C MAHALINGAM Vs. STATE OF TAMIL NADU
LAWS(MAD)-2009-8-214
HIGH COURT OF MADRAS
Decided on August 28,2009

C.MAHALINGAM Appellant
VERSUS
STATE OF TAMIL NADU Respondents

JUDGEMENT

- (1.)THE batch of writ petitions questions the letter dated 26.12.2002 issued by the Agricultural Production Commissioner and Secretary to Government. By that order, the request of the petitioners to consider them on par with TANCOF employees who have been attached to Agriculture Department was rejected. THEse petitioners are all the employees of Tamil Nadu Agro Industries Development Corporation Limited (for short, "the Corporation") attached to Agriculture Department. By G.O.Ms.No,339 Agriculture (AE.II) Department dated 28.11.2001, the Government, having regard to the accumulated loss sustained by the Corporation, directed the closure of the Corporation. On the date when the closure was ordered, there were 329 employees. THE employees including the petitioners numbering 237 were issued with the notices under Section 25-N of the Industrial Disputes Act, 1947 and the permission of the State Government was sought to retrench these employees. THE said move was opposed. But, nevertheless, the Government passed orders in G.O.(D) No.163 Labour and Employment (A1) Department dated 26.2.2002 retrenching the employees. At the time when such order was passed, the Agriculture Department was also requested to give sympathetic consideration for the rehabilitation of the workmen and to extend all concession and benefits permissible. It appears that by the impugned order, the said request was rejected giving rise to the present writ petitions.
(2.)I have heard Mr.R.Singaravelan & Mr.R.Karthikeyan, respective learned counsel for the petitioners and Ms.Sneha, learned Government Advocate for the State.
The controversy lies in a narrow compass. There is no dispute that the Corporation was ordered to be closed on account of the accumulated loss and the difficulties experienced in the continuance of the Corporation. The Government therefore issued the Government Order for closure and the employees were retrenched. After retrenchment, as many as 36 employees, who are similarly placed like the petitioners, have been absorbed in Agricultural Department by G.O.Ms.No,241 Agriculture (AE) Department dated 8.8.2002. A copy of the said Government Order is annexed to the typed-set of papers in W.P.No.13888 of 2003. By that order, the employees, who were retrenched, have been taken back with a further direction that whatever the ex-gratia amount paid to them should be recovered in monthly instalments from their salary. In terms of Section 25-H of the Industrial Disputes Act, in case of absorption after retrenchment as against the available post, such absorption should be on the basis of seniority. These 36 employees were retrenched subsequent to the petitioners and the same is not in dispute and equally the fact that they have been taken back into service is also not in dispute. That apart, the G.O.(D).No.163 Labour and Employment (A1) Department dated 26.2.2002 had directed that the grievance of the retrenched employees should be considered sympathetically. The rehabilitation as intended by the Government does not reflect in the impugned order, which is only a letter addressed by the Agricultural Production Commissioner and Secretary to Government. The said letter, in my opinion, is contrary to the Government Order dated 26.2.2002. The impugned order also does not say as to why the claim of the petitioners cannot be considered on par with the TANCOF employees.

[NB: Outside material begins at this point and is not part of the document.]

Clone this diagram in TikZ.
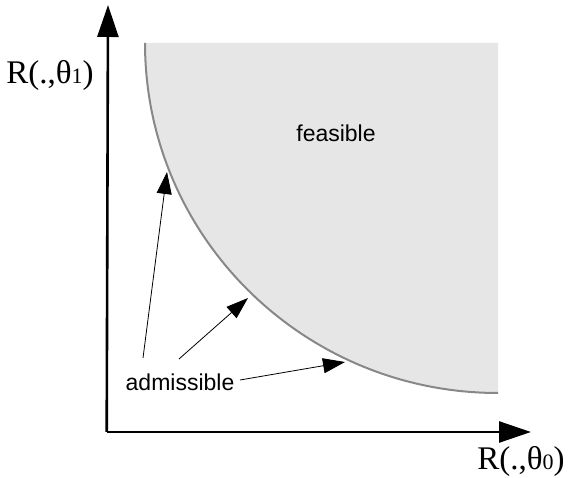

The petitioners have also raised the question of discrimination meted out to them compared to the treatment given to the TANCOF employees in absorbing them into service. The respondents have a defence to say that they were deputed to the said federation and engaged on contract basis for a period of 3 months + 3 months and later on they were absorbed. Such deputation was made on the basis of the option given by them, whereas the petitioners have not opted and therefore they cannot be equated to them. In this regard, the submission of the learned Government Advocate must be accepted.

(3.)BE that as it may, for the reasons that as many as 36 employees, who were similarly situated, have been absorbed by G.O.Ms.No,241 Agriculture (AE) Department dated 8.8.2002, particularly they being retrenched subsequently when compared to the petitioners, and having regard to the G.O.(D) No.163 Labour and Employment (A1) Department dated 26.2.2002 directing rehabilitation of the retrenched employees of the Corporation, I do not find any justification in the impugned letter rejecting the request of the petitioners. Accordingly, the impugned Letter Ms.No,421 dated 26.12.2002 is set aside. The respondent-Agricultural Production Commissioner and Secretary to Government is directed to consider the case of the petitioners sympathetically for absorption in any other department to which they are eligible. Such exercise shall be completed within a period of three months from the date of receipt of a copy of this order. The writ petitions are allowed. No costs.